Charts and diagrams as code
↓↓↓
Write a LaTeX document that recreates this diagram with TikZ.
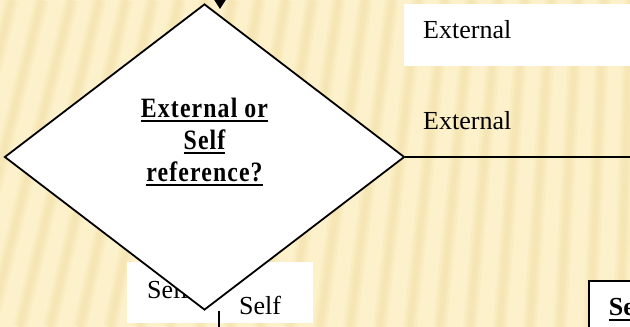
\documentclass[tikz,border=0pt]{standalone}
\usepackage{fontspec}
\setmainfont{Liberation Serif}
\usetikzlibrary{shapes.geometric,arrows.meta,positioning}
\newcommand{\decul}[1]{\vtop{\hbox{#1}\kern2.6pt\hrule height2.4pt}}
\definecolor{paper}{HTML}{FDF1CB}
\definecolor{streak}{HTML}{EDD592}

\begin{document}
\begin{tikzpicture}[x=1pt,y=1pt,
	lbl/.style={font=\fontsize{26}{32}\selectfont, inner sep=0pt, anchor=base west},
	box/.style={fill=white, inner ysep=0pt, anchor=north west, align=left,
		font=\fontsize{26}{32}\selectfont, text height=20pt},
	decision/.style={diamond, draw, fill=white, line width=1.8pt, inner sep=0pt,
		minimum width=400pt, minimum height=306pt, aspect=1.307},
	qtext/.style={align=center, inner sep=0pt,
		font=\fontsize{28}{32}\selectfont\bfseries\addfontfeature{FakeStretch=0.85,LetterSpace=4}},
	flow/.style={line width=1.8pt}]
	\useasboundingbox (0,0) rectangle (630,327);
	\clip (0,0) rectangle (630,327);
	\fill[paper] (0,0) rectangle (630,327);
	\foreach \b in {-70,-40,...,650}{
		\pgfmathsetmacro{\s}{0.25-0.22*max(\b,0)/630}
		\foreach \w in {14,9,5}
			\draw[streak, line width=\w pt, opacity=.14] (\b,0) -- ({\b+\s*327},327);
	}
	\node[box, minimum width=186pt, minimum height=61pt, inner xsep=20pt,
		text width=146pt, text depth=9pt] (selfbox) at (127,65) {Self};
	\node[decision] (dec) at (204.5,170) {};
	\node[qtext] (q) at ([yshift=15pt]dec.center)
		{\decul{External or}\\ \decul{Self}\\ \decul{reference?}};
	\node[box, minimum height=62pt, inner xsep=19pt, text width=200pt,
		text depth=14pt] (extbox) at (404,323) {External};
	\node[lbl] (extlbl) at (423,197) {External};
	\node[lbl] (selflbl) at (239,12) {Self};
	\node[box, draw, line width=1.8pt, minimum height=80pt, inner xsep=20pt,
		text width=80pt, text depth=30pt, font=\fontsize{26}{32}\selectfont\bfseries]
		(selfnext) at (588,47) {\decul{Se}};
	\coordinate (inTop) at (220,345);
	\coordinate (inTip) at (220,318);
	\coordinate (extEnd) at (640,170);
	\coordinate (selfTop) at (219,16);
	\coordinate (selfEnd) at (219,-5);
	\draw[flow, -{Triangle[width=11pt,length=9pt]}] (inTop) to (inTip);
	\draw[flow] (dec.east) to (extEnd);
	\draw[flow] (selfTop) to (selfEnd);
\end{tikzpicture}
\end{document}
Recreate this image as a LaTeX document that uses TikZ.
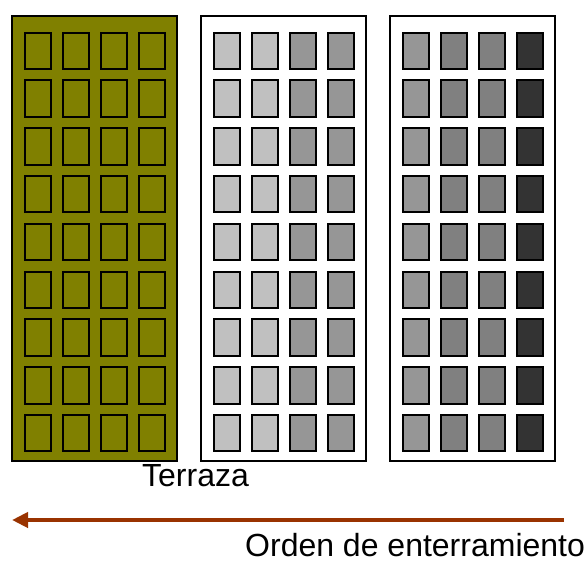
\documentclass[tikz,border=0pt]{standalone}
\usepackage{fontspec}
\setmainfont{Liberation Sans}
\usepackage{xcolor}
\usepackage{tikz}
\usetikzlibrary{arrows.meta,positioning}
\definecolor{olivo}{RGB}{128,128,0}
\definecolor{grisclaro}{RGB}{192,192,192}
\definecolor{grismedio}{RGB}{150,150,150}
\definecolor{grisoscuro}{RGB}{128,128,128}
\definecolor{casinegro}{RGB}{51,51,51}
\definecolor{flecha}{RGB}{153,51,0}
\tikzset{
    bloque/.style={rectangle, draw, line width=1.5pt, anchor=north west, inner sep=0pt, minimum width=165pt, minimum height=445pt},
    celda/.style={rectangle, draw, line width=2pt, anchor=north west, inner sep=0pt, minimum width=26.5pt, minimum height=36.5pt},
    linea/.style={draw, -{Triangle[length=16pt,width=15pt]}, line width=4pt, flecha},
    rotulo/.style={inner sep=0pt, anchor=base, font=\fontsize{32}{36}\selectfont}
}

\begin{document}
\begin{tikzpicture}[x=1pt, y=-1pt]
    \useasboundingbox (0,0) rectangle (587,562);

    \node[bloque, fill=olivo] (terraza) at (11,15) {};
    \node[bloque, fill=white] (bloque2) at (200,15) {};
    \node[bloque, fill=white] (bloque3) at (389,15) {};

    \foreach \b/\cA/\cB/\cC/\cD in {terraza/olivo/olivo/olivo/olivo, bloque2/grisclaro/grisclaro/grismedio/grismedio, bloque3/grismedio/grisoscuro/grisoscuro/casinegro}
        \foreach \col [count=\i from 0] in {\cA,\cB,\cC,\cD}
            \foreach \j in {0,...,8}
                \node[celda, fill=\col] (\b-\i-\j) at ([xshift=12.5pt+38*\i pt, yshift=-16.5pt-47.8*\j pt]\b.north west) {};

    \node[rotulo] (nombre) at (195.5,486) {Terraza};

    \coordinate (inicio) at (564,520);
    \coordinate (fin) at (12,520);
    \draw[linea] (inicio) -- (fin);

    \node[rotulo, anchor=base west] (orden) at (245,556.5) {Orden de enterramiento};
\end{tikzpicture}
\end{document}
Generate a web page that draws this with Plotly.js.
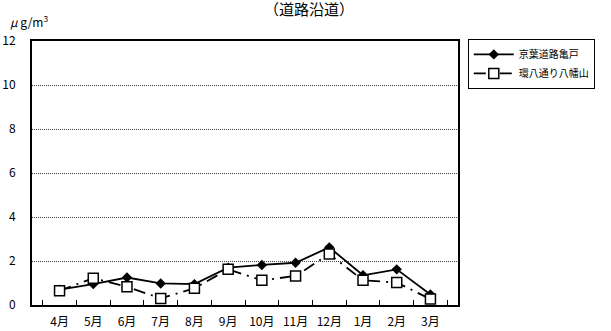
<!DOCTYPE html>
<html><head><meta charset="utf-8">
<script src="https://cdn.plot.ly/plotly-3.0.1.min.js"></script>
<style>body{margin:0;background:#fff}#c{width:611px;height:331px}</style>
</head><body><div id="c"></div>
<script>
const months = ['4月','5月','6月','7月','8月','9月','10月','11月','12月','1月','2月','3月'];
const kameido = [0.7,0.95,1.25,0.98,0.95,1.7,1.82,1.92,2.62,1.35,1.62,0.48];
const yahatayama = [0.65,1.22,0.83,0.3,0.76,1.62,1.12,1.32,2.32,1.12,1.02,0.27];
const yTicks = [0,2,4,6,8,10,12];
const nameA = '京葉道路亀戸';
const nameB = '環八通り八幡山';
const F = '"Noto Sans CJK JP", "Noto Sans", sans-serif';

const traces = [
 {x: months, y: kameido, name: nameA, type:'scatter', mode:'lines+markers',
  line:{color:'#000', width:1.8}, marker:{symbol:'diamond', size:8, color:'#000'}},
 {x: months, y: yahatayama, name: nameB, type:'scatter', mode:'lines+markers',
  line:{color:'#000', width:1.8, dash:'12px,6px,2px,6px'},
  marker:{symbol:'square', size:10, color:'#fff', line:{width:1.5, color:'#000'}}}
];
const layout = {
 width:611, height:331,
 margin:{l:32, r:153, t:41, b:26},
 paper_bgcolor:'#fff', plot_bgcolor:'#fff',
 font:{family:F, size:12, color:'#000'},
 showlegend:true,
 legend:{x:1.023, y:1.008, xanchor:'left', yanchor:'top', bgcolor:'#fff',
   bordercolor:'#000', borderwidth:1, font:{size:10, family:F}, itemwidth:40,
   tracegroupgap:2},
 xaxis:{type:'category', showgrid:false, showline:true, linecolor:'#000', linewidth:2,
   mirror:true, ticks:'inside', tickson:'boundaries', ticklen:5, tickcolor:'#000',
   tickangle:0, ticklabelstandoff:5, tickfont:{size:12, family:F}, zeroline:false},
 yaxis:{range:[0,12], tickvals:yTicks, showgrid:true, gridcolor:'#444', griddash:'1px,1px',
   gridwidth:1, showline:true, linecolor:'#000', linewidth:2, mirror:true, ticks:'',
   ticklabelstandoff:12, zeroline:false, tickfont:{size:12, family:F}},
 annotations:[
  {text:'（道路沿道）', xref:'paper', yref:'paper', x:(309-32)/426, y:(305-8)/264,
   xanchor:'center', yanchor:'middle', showarrow:false, font:{size:15, family:F}},
  {text:'<i>μ</i> g/m<sup>3</sup>', xref:'paper', yref:'paper', x:(8-32)/426, y:(305-21)/264,
   xanchor:'left', yanchor:'middle', showarrow:false, font:{size:12, family:F}}
 ]
};
Plotly.newPlot('c', traces, layout, {staticPlot:true, displayModeBar:false});
</script></body></html>
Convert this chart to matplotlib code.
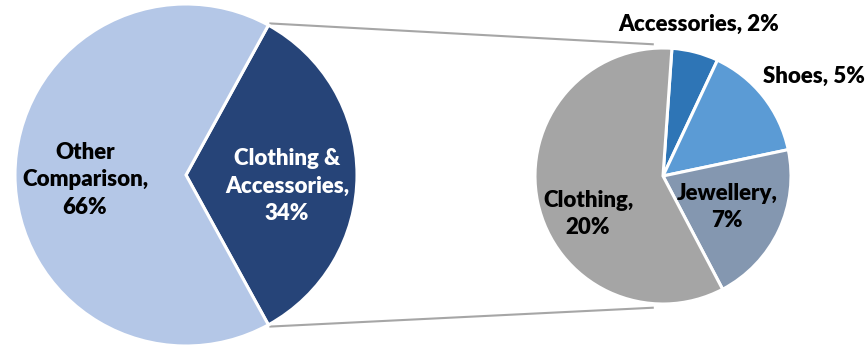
import numpy as np
import matplotlib
matplotlib.use("Agg")
import matplotlib.pyplot as plt

# Overall split of comparison spending
main_labels = ["Clothing &\nAccessories,\n34%", "Other\nComparison,\n66%"]
main_values = [34, 66]
main_colors = ["#264478", "#B4C7E7"]
main_text_colors = ["white", "black"]

# Breakdown of the Clothing & Accessories share
sub_labels = ["Accessories, 2%", "Shoes, 5%", "Jewellery,\n7%", "Clothing,\n20%"]
sub_values = [2, 5, 7, 20]
sub_colors = ["#2E75B6", "#5B9BD5", "#8497B0", "#A5A5A5"]

W, H = 868, 348
fig = plt.figure(figsize=(W / 100, H / 100), dpi=100)
ax = fig.add_axes([0, 0, 1, 1])
ax.set_xlim(0, W)
ax.set_ylim(0, H)
ax.set_aspect("equal")
ax.axis("off")

font = dict(family=["Lato", "DejaVu Sans"], fontweight="heavy", fontsize=16)

# Left pie
c1, r1 = (186, 173), 171
half = 360 * main_values[0] / sum(main_values) / 2
ax.pie(main_values, colors=main_colors, startangle=-half, counterclock=True,
       center=c1, radius=r1, frame=True,
       wedgeprops=dict(edgecolor="white", linewidth=2.2))

main_pos = [(287, 162), (85, 168)]
for lab, (x, y), tc in zip(main_labels, main_pos, main_text_colors):
    ax.text(x, y, lab, ha="center", va="center", color=tc,
            linespacing=1.38, **font)

# Right pie
c2, r2 = (663, 172), 128
ax.pie(sub_values, colors=sub_colors, startangle=86, counterclock=False,
       center=c2, radius=r2, frame=True,
       wedgeprops=dict(edgecolor="white", linewidth=2.2))

sub_pos = [(699, 324), (814, 272), (727, 141), (588, 134)]
for lab, (x, y) in zip(sub_labels, sub_pos):
    ax.text(x, y, lab, ha="center", va="center", color="black",
            linespacing=1.38, **font)

# Connector lines between the exploded slice and the breakdown pie
ax.set_xlim(0, W)
ax.set_ylim(0, H)
for sign in (1, -1):
    a1 = np.deg2rad(sign * half)
    a2 = np.deg2rad(sign * 94)
    p1 = (c1[0] + (r1 + 2) * np.cos(a1), c1[1] + (r1 + 2) * np.sin(a1))
    p2 = (c2[0] + (r2 + 4) * np.cos(a2), c2[1] + (r2 + 4) * np.sin(a2))
    ax.plot([p1[0], p2[0]], [p1[1], p2[1]], color="#A6A6A6", lw=1.5,
            zorder=0, solid_capstyle="butt")

fig.savefig("out.png", dpi=100)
↑↑↑
• [TASK DESCRIPTION]
Using the data above, copy exactly the lines from the one containing "Recreate this image" to the one containing "fill=white] (bloque3) at", inclusive. Exclude the pictures.

• [SOLUTION TO THIS PROBLEM]
Recreate this image as a LaTeX document that uses TikZ.
\documentclass[tikz,border=0pt]{standalone}
\usepackage{fontspec}
\setmainfont{Liberation Sans}
\usepackage{xcolor}
\usepackage{tikz}
\usetikzlibrary{arrows.meta,positioning}
\definecolor{olivo}{RGB}{128,128,0}
\definecolor{grisclaro}{RGB}{192,192,192}
\definecolor{grismedio}{RGB}{150,150,150}
\definecolor{grisoscuro}{RGB}{128,128,128}
\definecolor{casinegro}{RGB}{51,51,51}
\definecolor{flecha}{RGB}{153,51,0}
\tikzset{
    bloque/.style={rectangle, draw, line width=1.5pt, anchor=north west, inner sep=0pt, minimum width=165pt, minimum height=445pt},
    celda/.style={rectangle, draw, line width=2pt, anchor=north west, inner sep=0pt, minimum width=26.5pt, minimum height=36.5pt},
    linea/.style={draw, -{Triangle[length=16pt,width=15pt]}, line width=4pt, flecha},
    rotulo/.style={inner sep=0pt, anchor=base, font=\fontsize{32}{36}\selectfont}
}

\begin{document}
\begin{tikzpicture}[x=1pt, y=-1pt]
    \useasboundingbox (0,0) rectangle (587,562);

    \node[bloque, fill=olivo] (terraza) at (11,15) {};
    \node[bloque, fill=white] (bloque2) at (200,15) {};
    \node[bloque, fill=white] (bloque3) at (389,15) {};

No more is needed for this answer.